A molti questo piccolo cambiamento nella formulazione potrà sembrare di poco conto. Qualcuno polemicamente dirà che adottare un obiettivo del genere senza fissare una data in cui raggiungerlo non ha senso. Altri obietteranno che la sola idea di eliminare la fame è una sciocchezza, perché mancano i mezzi per farlo.

Negli ultimi 12 anni l’Obiettivo di Sviluppo del Millennio di dimezzare la fame entro il 2015 è stata la principale forza trainante dell’impegno per ridurla.
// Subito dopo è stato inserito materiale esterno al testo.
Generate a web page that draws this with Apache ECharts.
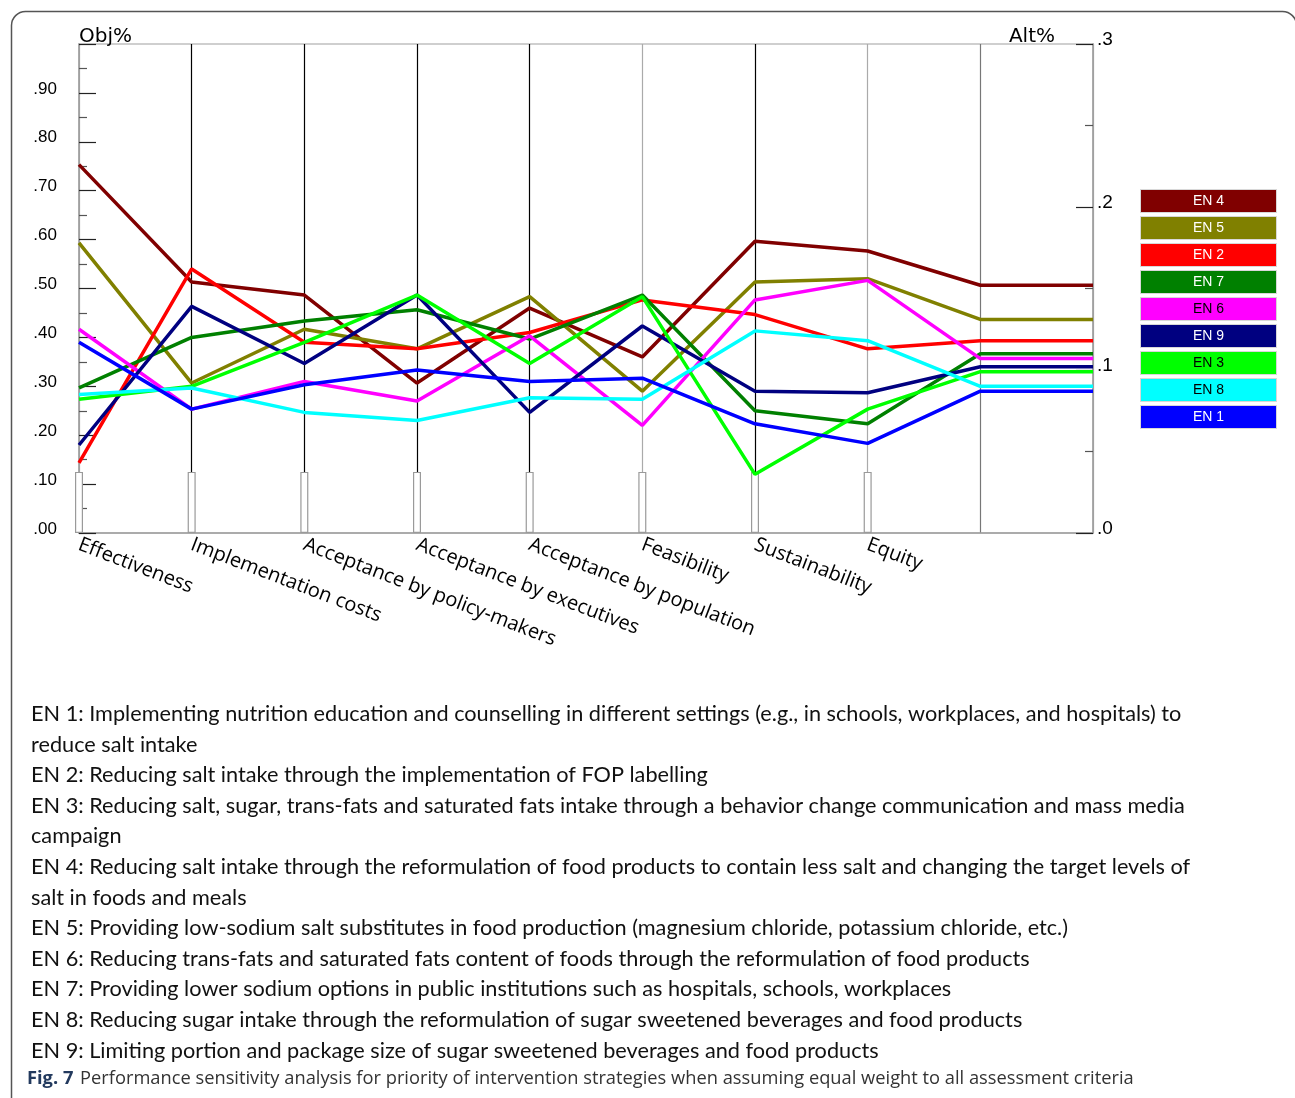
<!DOCTYPE html>
<html>
<head>
<meta charset="utf-8">
<title>Performance sensitivity analysis</title>
<script src="https://cdn.jsdelivr.net/npm/echarts@6/dist/echarts.min.js"></script>
<style>
  html, body { margin: 0; padding: 0; background: #fff; }
  #chart { width: 1295px; height: 1098px; }
</style>
</head>
<body>
<div id="chart"></div>
<script>
// Assessment criteria (the two trailing slots hold the overall column and the right-hand axis)
const criteria = ['Effectiveness', 'Implementation costs', 'Acceptance by policy-makers',
  'Acceptance by executives', 'Acceptance by population', 'Feasibility', 'Sustainability', 'Equity'];
const categories = criteria.concat(['', '']);

// Criterion weights (Obj%): equal weight for all eight criteria
const criterionWeights = [0.125, 0.125, 0.125, 0.125, 0.125, 0.125, 0.125, 0.125];

// Alternative priorities (Alt%) per criterion, last value = overall priority
const EN4 = [0.226, 0.154, 0.146, 0.092, 0.138, 0.108, 0.179, 0.173, 0.152];
const EN5 = [0.178, 0.092, 0.125, 0.113, 0.145, 0.087, 0.154, 0.156, 0.131];
const EN2 = [0.043, 0.162, 0.117, 0.113, 0.123, 0.143, 0.134, 0.113, 0.118];
const EN7 = [0.089, 0.120, 0.130, 0.137, 0.119, 0.146, 0.075, 0.067, 0.110];
const EN6 = [0.125, 0.076, 0.093, 0.081, 0.121, 0.066, 0.143, 0.155, 0.107];
const EN9 = [0.054, 0.139, 0.104, 0.146, 0.074, 0.127, 0.087, 0.086, 0.102];
const EN3 = [0.082, 0.090, 0.117, 0.146, 0.104, 0.145, 0.036, 0.076, 0.099];
const EN8 = [0.085, 0.089, 0.074, 0.069, 0.083, 0.082, 0.124, 0.118, 0.090];
const EN1 = [0.117, 0.076, 0.091, 0.100, 0.093, 0.095, 0.067, 0.055, 0.087];

// Ranked by overall priority (legend order)
const alternatives = [
  { name: 'EN 4', values: EN4, color: '#800000', text: '#ffffff' },
  { name: 'EN 5', values: EN5, color: '#808000', text: '#ffffff' },
  { name: 'EN 2', values: EN2, color: '#ff0000', text: '#ffffff' },
  { name: 'EN 7', values: EN7, color: '#008000', text: '#ffffff' },
  { name: 'EN 6', values: EN6, color: '#ff00ff', text: '#000000' },
  { name: 'EN 9', values: EN9, color: '#000080', text: '#ffffff' },
  { name: 'EN 3', values: EN3, color: '#00ff00', text: '#000000' },
  { name: 'EN 8', values: EN8, color: '#00ffff', text: '#000000' },
  { name: 'EN 1', values: EN1, color: '#0000ff', text: '#ffffff' }
];

// Axis tick labels
const objTicks = ['.00', '.10', '.20', '.30', '.40', '.50', '.60', '.70', '.80', '.90', ''];
const altTicks = ['.0', '.1', '.2', '.3'];

// Strategy descriptions and figure caption
const notes = [
  'EN 1: Implementing nutrition education and counselling in different settings (e.g., in schools, workplaces, and hospitals) to',
  'reduce salt intake',
  'EN 2: Reducing salt intake through the implementation of FOP labelling',
  'EN 3: Reducing salt, sugar, trans-fats and saturated fats intake through a behavior change communication and mass media',
  'campaign',
  'EN 4: Reducing salt intake through the reformulation of food products to contain less salt and changing the target levels of',
  'salt in foods and meals',
  'EN 5: Providing low-sodium salt substitutes in food production (magnesium chloride, potassium chloride, etc.)',
  'EN 6: Reducing trans-fats and saturated fats content of foods through the reformulation of food products',
  'EN 7: Providing lower sodium options in public institutions such as hospitals, schools, workplaces',
  'EN 8: Reducing sugar intake through the reformulation of sugar sweetened beverages and food products',
  'EN 9: Limiting portion and package size of sugar sweetened beverages and food products'
];
const captionLabel = 'Fig. 7';
const captionText = 'Performance sensitivity analysis for priority of intervention strategies when assuming equal weight to all assessment criteria';

const chart = echarts.init(document.getElementById('chart'), null, { renderer: 'canvas' });

const legendRich = {};
alternatives.forEach((a, i) => {
  legendRich['k' + i] = {
    backgroundColor: a.color, color: a.text, width: 135, height: 22, lineHeight: 22,
    align: 'center', fontSize: 14, fontFamily: '"Liberation Sans Narrow", "Liberation Sans", sans-serif',
    borderColor: '#d8d8d8', borderWidth: 1
  };
});

const lineSeries = alternatives.map(a => ({
  name: a.name,
  type: 'line',
  yAxisIndex: 1,
  data: a.values.concat([a.values[a.values.length - 1]]),
  symbol: 'none',
  smooth: false,
  color: a.color,
  lineStyle: { width: 3.5, color: a.color },
  z: 5
}));

const noteGraphics = notes.map((t, i) => ({
  type: 'text', left: 31, top: 703 + i * 30.6,
  style: { text: t, font: '21.7px Lato, "Open Sans", sans-serif', fill: '#111' }
}));

// Tick labels sit a little above their tick marks
const raisedLabel = { t: { padding: [0, 0, 8, 0] } };

chart.setOption({
  animation: false,
  backgroundColor: '#fff',
  grid: { left: 79, right: 202, top: 44, bottom: 565, show: true, borderColor: '#cfcfcf', borderWidth: 2 },
  legend: {
    data: alternatives.map(a => a.name),
    orient: 'vertical', left: 1131, top: 184, itemGap: 3,
    icon: 'rect', itemWidth: 0, itemHeight: 22, selectedMode: false,
    formatter: name => '{k' + alternatives.findIndex(a => a.name === name) + '|' + name + '}',
    textStyle: { rich: legendRich }
  },
  xAxis: {
    type: 'category', data: categories, boundaryGap: false,
    axisLine: { lineStyle: { color: '#a0a0a0', width: 1.5 } },
    axisTick: { show: false },
    splitLine: { show: true, lineStyle: { width: 1.2,
      color: ['#a0a0a0', '#000', '#000', '#000', '#000', '#aaa', '#000', '#aaa', '#777', '#a0a0a0'] } },
    axisLabel: { interval: 0, rotate: -21, margin: 11, color: '#000', fontSize: 20,
      fontFamily: '"Open Sans", "Noto Sans", sans-serif' }
  },
  yAxis: [
    {
      type: 'value', min: 0, max: 1, interval: 0.1, position: 'left',
      name: 'Obj%', nameLocation: 'end', nameGap: -3,
      nameTextStyle: { align: 'left', verticalAlign: 'bottom', fontSize: 20, color: '#000',
        fontFamily: '"DejaVu Sans", Verdana, sans-serif' },
      axisLine: { show: true, lineStyle: { color: '#a0a0a0', width: 1.5 } },
      axisTick: { show: true, inside: true, length: 17, lineStyle: { color: '#222', width: 1.2 } },
      minorTick: { show: true, splitNumber: 2, length: 8, lineStyle: { color: '#555', width: 1.2 } },
      splitLine: { show: false },
      axisLabel: { margin: 22, color: '#000', fontSize: 17, rich: raisedLabel,
        fontFamily: '"Liberation Sans", Arial, sans-serif',
        formatter: v => '{t|' + objTicks[Math.round(v * 10)] + '}' }
    },
    {
      type: 'value', min: 0, max: 0.3, interval: 0.1, position: 'right',
      name: 'Alt%', nameLocation: 'end', nameGap: -3,
      nameTextStyle: { align: 'right', verticalAlign: 'bottom', fontSize: 20, color: '#000',
        padding: [0, 38, 0, 0], fontFamily: '"DejaVu Sans", Verdana, sans-serif' },
      axisLine: { show: true, lineStyle: { color: '#a0a0a0', width: 1.5 } },
      axisTick: { show: true, inside: true, length: 17, lineStyle: { color: '#222', width: 1.2 } },
      minorTick: { show: true, splitNumber: 2, length: 8, lineStyle: { color: '#555', width: 1.2 } },
      splitLine: { show: false },
      axisLabel: { margin: 4, color: '#000', fontSize: 19, rich: raisedLabel,
        fontFamily: '"Liberation Sans", Arial, sans-serif',
        formatter: v => '{t|' + altTicks[Math.round(v * 10)] + '}' }
    }
  ],
  series: [
    {
      name: 'Weight', type: 'bar', yAxisIndex: 0, barWidth: 8, z: 2,
      data: criterionWeights.concat([null, null]),
      itemStyle: { color: '#fff', borderColor: '#9a9a9a', borderWidth: 1.2 },
      silent: true
    }
  ].concat(lineSeries),
  graphic: [
    {
      type: 'rect', left: 9, top: 9, z: -10, silent: true,
      shape: { width: 1285, height: 1120, r: 14 },
      style: { fill: 'none', stroke: '#555', lineWidth: 1.5 }
    }
  ].concat(noteGraphics).concat([
    {
      type: 'text', left: 27, top: 1070,
      style: {
        text: '{b|' + captionLabel + '}  {n|' + captionText + '}',
        rich: {
          b: { font: 'bold 18.3px "Open Sans", sans-serif', fill: '#233a5e' },
          n: { font: '18.3px "Open Sans", sans-serif', fill: '#333' }
        }
      }
    }
  ])
});
</script>
</body>
</html>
La proporzione delle persone che soffrono la fame nei paesi in via di sviluppo è diminuita in modo significativo, passando dal 23,2 % degli anni 1990-92 al 14,9% di oggi. Tuttavia, questo calo è dovuto più all’aumento demografico che alla leggera riduzione del numero effettivo delle persone che soffrono di malnutrizione (da circa 980 milioni di persone agli attuali 852 milioni).

L’obiettivo di dimezzare ha di per sé una scarsa carica politica perché implicitamente condanna la metà esclusa a una vita ai margini della società, alle malattie e alla morte prematura. La strategia del programma Fame Zero in Brasile ha dimostrato invece che l’adozione dell’obiettivo di una completa eliminazione della fame offre un potente mezzo per galvanizzare tutti i settori di un governo in un’azione coordinata e su larga scala e di mobilitare l’intera società nell’impegno di un’intera nazione di porre fine ad una della più colossali ingiustizie del nostro tempo.

Di sicuro sarà sempre più arduo - ma certo non impossibile - soddisfare la crescente domanda mondiale di cibo e farlo in modo sostenibile. Dovrà essere prodotta una maggiore quantità di cibo, usando però tecnologie che non danneggino le risorse naturali, di cui le generazioni future avranno bisogno per nutrirsi, che non alimentino il cambiamento climatico, che non pesino sugli agricoltori e che non accelerino la disintegrazione del delicato tessuto della società rurale.

Ma la sfida non è così scoraggiante come potrebbe apparire. Il tasso di crescita demografica sarà molto più lento di quanto non sia stato negli ultimi 50 anni, e c’è una maggiore possibilità di ridurre l’enorme quantità di cibo che oggi va sprecato. Peraltro, con l’incremento del reddito, le persone potrebbero più facilmente persuadersi ad adottare diete più salutari e rispettose dell’ambiente di quelle dei paesi sviluppati. Il doppio fardello di malnutrizione e fame, che convivono con obesità, alti tassi di diabete e altre malattie dovute a eccessivo consumo alimentare, chiaramente dimostra l’importanza crescente di un riequilibrio delle diete a livello globale.